## [Task goal]
Leave out the pictures and copy everything else below exactly.

## [Source excerpt]
┄┄┄┄┄┄┄┄┄┄┄┄┄┄┄┄┄┄┄┄

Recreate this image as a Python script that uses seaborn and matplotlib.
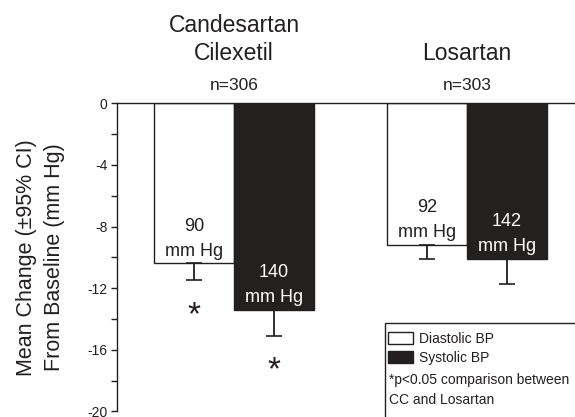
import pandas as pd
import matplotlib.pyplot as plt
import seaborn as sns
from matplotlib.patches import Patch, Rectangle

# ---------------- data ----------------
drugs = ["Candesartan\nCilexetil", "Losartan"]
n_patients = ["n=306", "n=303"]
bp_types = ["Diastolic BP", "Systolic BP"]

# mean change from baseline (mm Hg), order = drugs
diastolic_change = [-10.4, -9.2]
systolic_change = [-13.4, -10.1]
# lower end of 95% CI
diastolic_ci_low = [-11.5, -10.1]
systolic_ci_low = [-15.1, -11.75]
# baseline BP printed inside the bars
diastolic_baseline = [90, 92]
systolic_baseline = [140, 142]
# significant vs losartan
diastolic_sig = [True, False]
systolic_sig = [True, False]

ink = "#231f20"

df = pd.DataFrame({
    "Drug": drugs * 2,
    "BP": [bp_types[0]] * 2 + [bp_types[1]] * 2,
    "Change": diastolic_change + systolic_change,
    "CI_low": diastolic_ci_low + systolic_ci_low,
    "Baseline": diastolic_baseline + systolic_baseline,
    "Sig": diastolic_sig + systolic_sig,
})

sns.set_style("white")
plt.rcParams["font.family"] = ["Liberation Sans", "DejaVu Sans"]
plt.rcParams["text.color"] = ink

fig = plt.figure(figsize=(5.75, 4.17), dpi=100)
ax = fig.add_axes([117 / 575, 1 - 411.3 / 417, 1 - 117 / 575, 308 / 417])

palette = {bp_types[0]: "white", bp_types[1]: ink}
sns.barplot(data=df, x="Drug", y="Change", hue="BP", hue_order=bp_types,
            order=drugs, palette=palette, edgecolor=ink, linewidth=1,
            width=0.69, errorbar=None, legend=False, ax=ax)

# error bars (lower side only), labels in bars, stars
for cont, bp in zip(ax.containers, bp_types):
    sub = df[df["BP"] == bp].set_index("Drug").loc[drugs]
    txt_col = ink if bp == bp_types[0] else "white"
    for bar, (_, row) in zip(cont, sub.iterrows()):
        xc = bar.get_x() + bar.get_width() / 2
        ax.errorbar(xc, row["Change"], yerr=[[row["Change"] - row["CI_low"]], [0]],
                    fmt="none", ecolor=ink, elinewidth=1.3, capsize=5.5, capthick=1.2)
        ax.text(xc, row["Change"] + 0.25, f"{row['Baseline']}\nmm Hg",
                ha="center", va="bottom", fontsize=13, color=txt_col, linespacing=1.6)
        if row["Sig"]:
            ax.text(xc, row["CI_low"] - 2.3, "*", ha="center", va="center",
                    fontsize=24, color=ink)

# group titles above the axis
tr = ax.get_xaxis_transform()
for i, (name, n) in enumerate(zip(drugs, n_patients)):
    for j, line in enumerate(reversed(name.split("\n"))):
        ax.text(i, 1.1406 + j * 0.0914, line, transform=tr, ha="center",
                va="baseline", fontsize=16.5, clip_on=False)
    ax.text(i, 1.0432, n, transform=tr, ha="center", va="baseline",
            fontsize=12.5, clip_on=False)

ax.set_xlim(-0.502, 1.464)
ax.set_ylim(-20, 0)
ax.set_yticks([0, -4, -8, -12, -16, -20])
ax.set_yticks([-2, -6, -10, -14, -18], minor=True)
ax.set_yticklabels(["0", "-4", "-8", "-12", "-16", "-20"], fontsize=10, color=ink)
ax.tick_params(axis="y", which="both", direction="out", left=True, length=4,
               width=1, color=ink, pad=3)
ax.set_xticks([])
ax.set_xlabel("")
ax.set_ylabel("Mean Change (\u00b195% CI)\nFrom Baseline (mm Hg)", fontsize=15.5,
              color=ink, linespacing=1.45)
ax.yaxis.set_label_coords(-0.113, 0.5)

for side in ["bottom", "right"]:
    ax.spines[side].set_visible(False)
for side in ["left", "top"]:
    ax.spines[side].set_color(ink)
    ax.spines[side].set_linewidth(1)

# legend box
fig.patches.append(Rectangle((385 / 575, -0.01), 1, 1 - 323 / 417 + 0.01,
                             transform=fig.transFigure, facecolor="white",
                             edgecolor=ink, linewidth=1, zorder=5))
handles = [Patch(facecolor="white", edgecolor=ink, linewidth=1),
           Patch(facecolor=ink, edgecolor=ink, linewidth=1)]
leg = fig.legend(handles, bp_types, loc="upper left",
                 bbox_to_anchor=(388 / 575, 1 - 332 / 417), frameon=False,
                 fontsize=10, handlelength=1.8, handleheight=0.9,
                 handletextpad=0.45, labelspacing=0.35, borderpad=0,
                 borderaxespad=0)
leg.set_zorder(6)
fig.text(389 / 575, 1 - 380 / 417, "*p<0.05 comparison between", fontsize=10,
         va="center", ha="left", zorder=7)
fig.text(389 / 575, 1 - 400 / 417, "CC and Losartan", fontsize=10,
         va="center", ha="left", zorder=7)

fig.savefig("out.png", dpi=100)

┄┄┄┄┄┄┄┄┄┄┄┄┄┄┄┄┄┄┄┄

## [Written solution]
Recreate this image as a Python script that uses seaborn and matplotlib.
import pandas as pd
import matplotlib.pyplot as plt
import seaborn as sns
from matplotlib.patches import Patch, Rectangle

# ---------------- data ----------------
drugs = ["Candesartan\nCilexetil", "Losartan"]
n_patients = ["n=306", "n=303"]
bp_types = ["Diastolic BP", "Systolic BP"]

# mean change from baseline (mm Hg), order = drugs
diastolic_change = [-10.4, -9.2]
systolic_change = [-13.4, -10.1]
# lower end of 95% CI
diastolic_ci_low = [-11.5, -10.1]
systolic_ci_low = [-15.1, -11.75]
# baseline BP printed inside the bars
diastolic_baseline = [90, 92]
systolic_baseline = [140, 142]
# significant vs losartan
diastolic_sig = [True, False]
systolic_sig = [True, False]

ink = "#231f20"

df = pd.DataFrame({
    "Drug": drugs * 2,
    "BP": [bp_types[0]] * 2 + [bp_types[1]] * 2,
    "Change": diastolic_change + systolic_change,
    "CI_low": diastolic_ci_low + systolic_ci_low,
    "Baseline": diastolic_baseline + systolic_baseline,
    "Sig": diastolic_sig + systolic_sig,
})

sns.set_style("white")
plt.rcParams["font.family"] = ["Liberation Sans", "DejaVu Sans"]
plt.rcParams["text.color"] = ink

fig = plt.figure(figsize=(5.75, 4.17), dpi=100)
ax = fig.add_axes([117 / 575, 1 - 411.3 / 417, 1 - 117 / 575, 308 / 417])

palette = {bp_types[0]: "white", bp_types[1]: ink}
sns.barplot(data=df, x="Drug", y="Change", hue="BP", hue_order=bp_types,
            order=drugs, palette=palette, edgecolor=ink, linewidth=1,
            width=0.69, errorbar=None, legend=False, ax=ax)

# error bars (lower side only), labels in bars, stars
for cont, bp in zip(ax.containers, bp_types):
    sub = df[df["BP"] == bp].set_index("Drug").loc[drugs]
    txt_col = ink if bp == bp_types[0] else "white"
    for bar, (_, row) in zip(cont, sub.iterrows()):
        xc = bar.get_x() + bar.get_width() / 2
        ax.errorbar(xc, row["Change"], yerr=[[row["Change"] - row["CI_low"]], [0]],
                    fmt="none", ecolor=ink, elinewidth=1.3, capsize=5.5, capthick=1.2)
        ax.text(xc, row["Change"] + 0.25, f"{row['Baseline']}\nmm Hg",
                ha="center", va="bottom", fontsize=13, color=txt_col, linespacing=1.6)
        if row["Sig"]:
            ax.text(xc, row["CI_low"] - 2.3, "*", ha="center", va="center",
                    fontsize=24, color=ink)

# group titles above the axis
tr = ax.get_xaxis_transform()
for i, (name, n) in enumerate(zip(drugs, n_patients)):
    for j, line in enumerate(reversed(name.split("\n"))):
        ax.text(i, 1.1406 + j * 0.0914, line, transform=tr, ha="center",
                va="baseline", fontsize=16.5, clip_on=False)
    ax.text(i, 1.0432, n, transform=tr, ha="center", va="baseline",
            fontsize=12.5, clip_on=False)

ax.set_xlim(-0.502, 1.464)
ax.set_ylim(-20, 0)
ax.set_yticks([0, -4, -8, -12, -16, -20])
ax.set_yticks([-2, -6, -10, -14, -18], minor=True)
ax.set_yticklabels(["0", "-4", "-8", "-12", "-16", "-20"], fontsize=10, color=ink)
ax.tick_params(axis="y", which="both", direction="out", left=True, length=4,
               width=1, color=ink, pad=3)
ax.set_xticks([])
ax.set_xlabel("")
ax.set_ylabel("Mean Change (\u00b195% CI)\nFrom Baseline (mm Hg)", fontsize=15.5,
              color=ink, linespacing=1.45)
ax.yaxis.set_label_coords(-0.113, 0.5)

for side in ["bottom", "right"]:
    ax.spines[side].set_visible(False)
for side in ["left", "top"]:
    ax.spines[side].set_color(ink)
    ax.spines[side].set_linewidth(1)

# legend box
fig.patches.append(Rectangle((385 / 575, -0.01), 1, 1 - 323 / 417 + 0.01,
                             transform=fig.transFigure, facecolor="white",
                             edgecolor=ink, linewidth=1, zorder=5))
handles = [Patch(facecolor="white", edgecolor=ink, linewidth=1),
           Patch(facecolor=ink, edgecolor=ink, linewidth=1)]
leg = fig.legend(handles, bp_types, loc="upper left",
                 bbox_to_anchor=(388 / 575, 1 - 332 / 417), frameon=False,
                 fontsize=10, handlelength=1.8, handleheight=0.9,
                 handletextpad=0.45, labelspacing=0.35, borderpad=0,
                 borderaxespad=0)
leg.set_zorder(6)
fig.text(389 / 575, 1 - 380 / 417, "*p<0.05 comparison between", fontsize=10,
         va="center", ha="left", zorder=7)
fig.text(389 / 575, 1 - 400 / 417, "CC and Losartan", fontsize=10,
         va="center", ha="left", zorder=7)

fig.savefig("out.png", dpi=100)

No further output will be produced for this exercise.